Y Gal, Z Ghahramani (2015)
Dropout as a Bayesian Approximation: Insights and Applications

The crux of bayesian methods is considering parameters of the model as distributions rather than point estimates. This point of view offers us uncertainty measure for predictions.


Predictive posterior distribution: Given inputs $X$, targets $Y$, parameters $\theta$ and new input point $x^{*}$, then the predictive posterior distribtion is

$$ p(y^* | x^* , \theta, X, Y) = \int p(y^* | x^*, \theta) p(\theta | X, Y) d \theta$$

The distribution $p(\theta | X, Y)$ is called posterior distribution over parameters, and it can not be evaluated analytically for complex models such as neural networks. So a distribution $q(\theta)$ is chosen from a family of "nice" distributions and KL divergence $KL(q(\theta) | p(\theta | X,Y))$ is minimized so that $q(\theta)$ is closer to posterior.

Another important result is minimizing KL divergence = maximizing log evidence lower bound,

$$L_{VI} := \int q(\theta) \ log \ p(Y | X, \theta) d \theta - KL(q(\theta) || p(\theta)) $$

with respect to the variational parameters defining $q(\theta)$


The authors proved that using dropout during test time is a approximate bayesian inference and it provides good uncertainty estimates. Bernoulli distribution is chosen as variational distribution $ q(\theta) $.

At test time should use Monte Carlo (MC) integration with $T$ terms

$$ p(y^* | x^* , \theta, X, Y) \approx \sum ^{T} _{i = 1} p(y^* | x^*, \hat{\theta _{i}} )$$ with $\hat{\theta _{i}} \sim q(\theta)$ .

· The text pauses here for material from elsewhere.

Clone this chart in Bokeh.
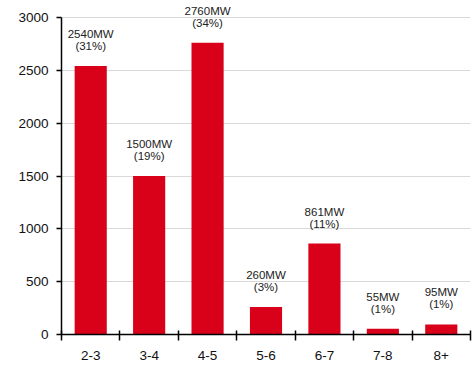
from bokeh.plotting import figure
from bokeh.models import ColumnDataSource, FixedTicker, LabelSet, Range1d
from bokeh.core.properties import value
from bokeh.embed import file_html
from bokeh.resources import INLINE

# Installed capacity by turbine size class (MW)
categories = ["2-3", "3-4", "4-5", "5-6", "6-7", "7-8", "8+"]
capacity_mw = [2540, 1500, 2760, 260, 861, 55, 95]
share_pct = [31, 19, 34, 3, 11, 1, 1]
y_ticks = [0, 500, 1000, 1500, 2000, 2500, 3000]

RED = "#D9001A"
FONT = "Liberation Sans"

x_pos = [i + 0.5 for i in range(len(categories))]
src = ColumnDataSource(dict(
    x=x_pos,
    top=capacity_mw,
    mw=[f"{v}MW" for v in capacity_mw],
    pct=[f"({s}%)" for s in share_pct],
))

p = figure(width=475, height=371, output_backend="svg", toolbar_location=None,
           x_range=Range1d(0, len(categories)), y_range=Range1d(0, 3142))
p.min_border_left = 61
p.min_border_right = 5
p.min_border_top = 2
p.min_border_bottom = 37
p.outline_line_color = None
p.background_fill_color = "white"
p.border_fill_color = "white"

p.vbar(x="x", top="top", width=0.55, source=src, color=RED, line_color=None)

# two-line value labels above each bar
for field, off in (("mw", 28), ("pct", 16)):
    p.add_layout(LabelSet(x="x", y="top", text=field, source=src,
                          text_align="center", text_baseline="alphabetic",
                          y_offset=off, text_font=value(FONT),
                          text_font_size="11.5px", text_color="#222222"))

# y axis, drawn only up to 3000
p.yaxis.ticker = FixedTicker(ticks=y_ticks)
p.yaxis.bounds = (0, 3000)
p.yaxis.axis_line_color = "black"
p.yaxis.axis_line_width = 1.5
p.yaxis.major_tick_in = 0
p.yaxis.major_tick_out = 5
p.yaxis.major_tick_line_width = 1.5
p.yaxis.minor_tick_line_color = None
p.yaxis.major_label_text_font = FONT
p.yaxis.major_label_text_font_size = "13.5px"
p.yaxis.major_label_text_color = "#111111"
p.yaxis.major_label_standoff = 8

# x axis: labels at bar centres, tick marks at class boundaries
p.xaxis.ticker = FixedTicker(ticks=x_pos, minor_ticks=list(range(len(categories) + 1)))
p.xaxis.major_label_overrides = {x: c for x, c in zip(x_pos, categories)}
p.xaxis.major_tick_line_color = None
p.xaxis.minor_tick_in = 4
p.xaxis.minor_tick_out = 6
p.xaxis.minor_tick_line_width = 1.5
p.xaxis.minor_tick_line_color = "black"
p.xaxis.axis_line_color = "black"
p.xaxis.axis_line_width = 1.5
p.xaxis.major_label_text_font = FONT
p.xaxis.major_label_text_font_size = "13.5px"
p.xaxis.major_label_text_color = "#111111"
p.xaxis.major_label_standoff = 10

p.xgrid.grid_line_color = None
p.ygrid.ticker = FixedTicker(ticks=y_ticks[1:])
p.ygrid.grid_line_color = "#D9D9D9"
p.ygrid.grid_line_width = 1

open("out.html", "w").write(file_html(p, INLINE))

Hence this is named MC dropout.


  • The paper is well written and provided an alternative explanations to dropout robustness to overfitting.
  • Although the proofs in the paper made sense. It is not convincing because at infinite data limit the posterior distribution has to shrink to a point there by reducing variance. But bernoulli distributions have fixed variance (depends upon the probability chosen).